* **What you need to do**
Give the data below again exactly as it stands. Omit the pictures.

* **Given information**
[START]

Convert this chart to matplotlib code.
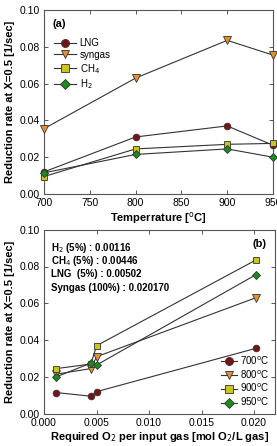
import matplotlib
matplotlib.use("Agg")
import matplotlib.pyplot as plt

plt.rcParams['font.family'] = ['Liberation Sans', 'DejaVu Sans']

temps = [700, 800, 900, 950]
gases = ['LNG', 'syngas', 'CH$_4$', 'H$_2$']
lng = [0.012, 0.031, 0.037, 0.0265]
syngas = [0.0355, 0.063, 0.0835, 0.0755]
ch4 = [0.0095, 0.0245, 0.027, 0.0275]
h2 = [0.0115, 0.0215, 0.0245, 0.020]

# required O2 per input gas, order: H2, CH4, LNG, syngas
o2_req = [0.00116, 0.00446, 0.00502, 0.02017]
temp_labels = ['700$^{\\rm o}$C', '800$^{\\rm o}$C', '900$^{\\rm o}$C', '950$^{\\rm o}$C']
info_lines = ['H$_2$ (5%) : 0.00116', 'CH$_4$ (5%) : 0.00446',
              'LNG  (5%) : 0.00502', 'Syngas (100%) : 0.020170']

colors = ['#7a1212', '#e8902e', '#c9c41e', '#1e8a1e']
markers = ['o', 'v', 's', 'D']
msizes = [4.8, 5.2, 4.4, 4.4]

fig = plt.figure(figsize=(2.77, 4.46), dpi=100)
W, H = 277, 446
ax1 = fig.add_axes([44/W, 1-194/H, 229/W, 184/H])
ax2 = fig.add_axes([44/W, 1-413.7/H, 231/W, 184/H])

series = [lng, syngas, ch4, h2]
for s, lab, c, m, ms in zip(series, gases, colors, markers, msizes):
    ax1.plot(temps, s, color='#333333', lw=0.8, marker=m, ms=ms,
             mfc=c, mec='#333333', mew=0.6, label=lab, clip_on=False, zorder=3)

ax1.set_xlim(700, 950)
ax1.set_ylim(0, 0.10)
ax1.set_xticks([700, 750, 800, 850, 900, 950])
ax1.set_xticklabels(['700', '750', '800', '850', '900', '950'])
ax1.set_yticks([0, 0.02, 0.04, 0.06, 0.08, 0.10])
ax1.set_yticklabels(['0.00', '0.02', '0.04', '0.06', '0.08', '0.10'])
ax1.set_xlabel('Temperrature [$^{\\rm o}$C]', fontsize=8, fontweight='bold', labelpad=1.5)
ax1.set_ylabel('Reduction rate at X=0.5 [1/sec]', fontsize=8, fontweight='bold', labelpad=3)
ax1.text(0.035, 0.95, '(a)', transform=ax1.transAxes, fontsize=8, fontweight='bold', va='top')
ax1.legend(loc='upper left', bbox_to_anchor=(0.02, 0.88), frameon=False, fontsize=7,
           handlelength=2.2, labelspacing=0.2, borderaxespad=0.2, handletextpad=0.4,
           markerscale=1.2)

# bottom: each temperature across gases in order H2, CH4, LNG, syngas
for i in range(4):
    ys = [h2[i], ch4[i], lng[i], syngas[i]]
    ax2.plot(o2_req, ys, color='#333333', lw=0.8, marker=markers[i], ms=msizes[i],
             mfc=colors[i], mec='#333333', mew=0.6, label=temp_labels[i], zorder=3)

ax2.set_xlim(0, 0.022)
ax2.set_ylim(0, 0.10)
ax2.set_xticks([0, 0.005, 0.010, 0.015, 0.020])
ax2.set_xticklabels(['0.000', '0.005', '0.010', '0.015', '0.020'])
ax2.set_yticks([0, 0.02, 0.04, 0.06, 0.08, 0.10])
ax2.set_yticklabels(['0.00', '0.02', '0.04', '0.06', '0.08', '0.10'])
ax2.set_xlabel('Required O$_2$ per input gas [mol O$_2$/L gas]', fontsize=8,
               fontweight='bold', labelpad=1.5)
ax2.set_ylabel('Reduction rate at X=0.5 [1/sec]', fontsize=8, fontweight='bold', labelpad=3)
ax2.text(0.965, 0.95, '(b)', transform=ax2.transAxes, fontsize=8, fontweight='bold',
         va='top', ha='right')
for k, t in enumerate(info_lines):
    ax2.text(0.03, 0.902 - k*0.0725, t, transform=ax2.transAxes, fontsize=7,
             fontweight='bold', va='center')
ax2.legend(loc='lower right', frameon=False, fontsize=7, handlelength=1.7,
           labelspacing=0.15, borderaxespad=0.15, handletextpad=0.3, markerscale=1.2)

for ax in (ax1, ax2):
    for sp in ax.spines.values():
        sp.set_color('#555555')
        sp.set_linewidth(0.8)
    ax.tick_params(direction='in', top=True, right=True, length=3, width=0.7,
                   color='#555555', labelsize=7.5, pad=3)

fig.savefig('out.png', dpi=100)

[END]

* **Worked solution**
Convert this chart to matplotlib code.
import matplotlib
matplotlib.use("Agg")
import matplotlib.pyplot as plt

plt.rcParams['font.family'] = ['Liberation Sans', 'DejaVu Sans']

temps = [700, 800, 900, 950]
gases = ['LNG', 'syngas', 'CH$_4$', 'H$_2$']
lng = [0.012, 0.031, 0.037, 0.0265]
syngas = [0.0355, 0.063, 0.0835, 0.0755]
ch4 = [0.0095, 0.0245, 0.027, 0.0275]
h2 = [0.0115, 0.0215, 0.0245, 0.020]

# required O2 per input gas, order: H2, CH4, LNG, syngas
o2_req = [0.00116, 0.00446, 0.00502, 0.02017]
temp_labels = ['700$^{\\rm o}$C', '800$^{\\rm o}$C', '900$^{\\rm o}$C', '950$^{\\rm o}$C']
info_lines = ['H$_2$ (5%) : 0.00116', 'CH$_4$ (5%) : 0.00446',
              'LNG  (5%) : 0.00502', 'Syngas (100%) : 0.020170']

colors = ['#7a1212', '#e8902e', '#c9c41e', '#1e8a1e']
markers = ['o', 'v', 's', 'D']
msizes = [4.8, 5.2, 4.4, 4.4]

fig = plt.figure(figsize=(2.77, 4.46), dpi=100)
W, H = 277, 446
ax1 = fig.add_axes([44/W, 1-194/H, 229/W, 184/H])
ax2 = fig.add_axes([44/W, 1-413.7/H, 231/W, 184/H])

series = [lng, syngas, ch4, h2]
for s, lab, c, m, ms in zip(series, gases, colors, markers, msizes):
    ax1.plot(temps, s, color='#333333', lw=0.8, marker=m, ms=ms,
             mfc=c, mec='#333333', mew=0.6, label=lab, clip_on=False, zorder=3)

ax1.set_xlim(700, 950)
ax1.set_ylim(0, 0.10)
ax1.set_xticks([700, 750, 800, 850, 900, 950])
ax1.set_xticklabels(['700', '750', '800', '850', '900', '950'])
ax1.set_yticks([0, 0.02, 0.04, 0.06, 0.08, 0.10])
ax1.set_yticklabels(['0.00', '0.02', '0.04', '0.06', '0.08', '0.10'])
ax1.set_xlabel('Temperrature [$^{\\rm o}$C]', fontsize=8, fontweight='bold', labelpad=1.5)
ax1.set_ylabel('Reduction rate at X=0.5 [1/sec]', fontsize=8, fontweight='bold', labelpad=3)
ax1.text(0.035, 0.95, '(a)', transform=ax1.transAxes, fontsize=8, fontweight='bold', va='top')
ax1.legend(loc='upper left', bbox_to_anchor=(0.02, 0.88), frameon=False, fontsize=7,
           handlelength=2.2, labelspacing=0.2, borderaxespad=0.2, handletextpad=0.4,
           markerscale=1.2)

# bottom: each temperature across gases in order H2, CH4, LNG, syngas
for i in range(4):
    ys = [h2[i], ch4[i], lng[i], syngas[i]]
    ax2.plot(o2_req, ys, color='#333333', lw=0.8, marker=markers[i], ms=msizes[i],
             mfc=colors[i], mec='#333333', mew=0.6, label=temp_labels[i], zorder=3)

ax2.set_xlim(0, 0.022)
ax2.set_ylim(0, 0.10)
ax2.set_xticks([0, 0.005, 0.010, 0.015, 0.020])
ax2.set_xticklabels(['0.000', '0.005', '0.010', '0.015', '0.020'])
ax2.set_yticks([0, 0.02, 0.04, 0.06, 0.08, 0.10])
ax2.set_yticklabels(['0.00', '0.02', '0.04', '0.06', '0.08', '0.10'])
ax2.set_xlabel('Required O$_2$ per input gas [mol O$_2$/L gas]', fontsize=8,
               fontweight='bold', labelpad=1.5)
ax2.set_ylabel('Reduction rate at X=0.5 [1/sec]', fontsize=8, fontweight='bold', labelpad=3)
ax2.text(0.965, 0.95, '(b)', transform=ax2.transAxes, fontsize=8, fontweight='bold',
         va='top', ha='right')
for k, t in enumerate(info_lines):
    ax2.text(0.03, 0.902 - k*0.0725, t, transform=ax2.transAxes, fontsize=7,
             fontweight='bold', va='center')
ax2.legend(loc='lower right', frameon=False, fontsize=7, handlelength=1.7,
           labelspacing=0.15, borderaxespad=0.15, handletextpad=0.3, markerscale=1.2)

for ax in (ax1, ax2):
    for sp in ax.spines.values():
        sp.set_color('#555555')
        sp.set_linewidth(0.8)
    ax.tick_params(direction='in', top=True, right=True, length=3, width=0.7,
                   color='#555555', labelsize=7.5, pad=3)

fig.savefig('out.png', dpi=100)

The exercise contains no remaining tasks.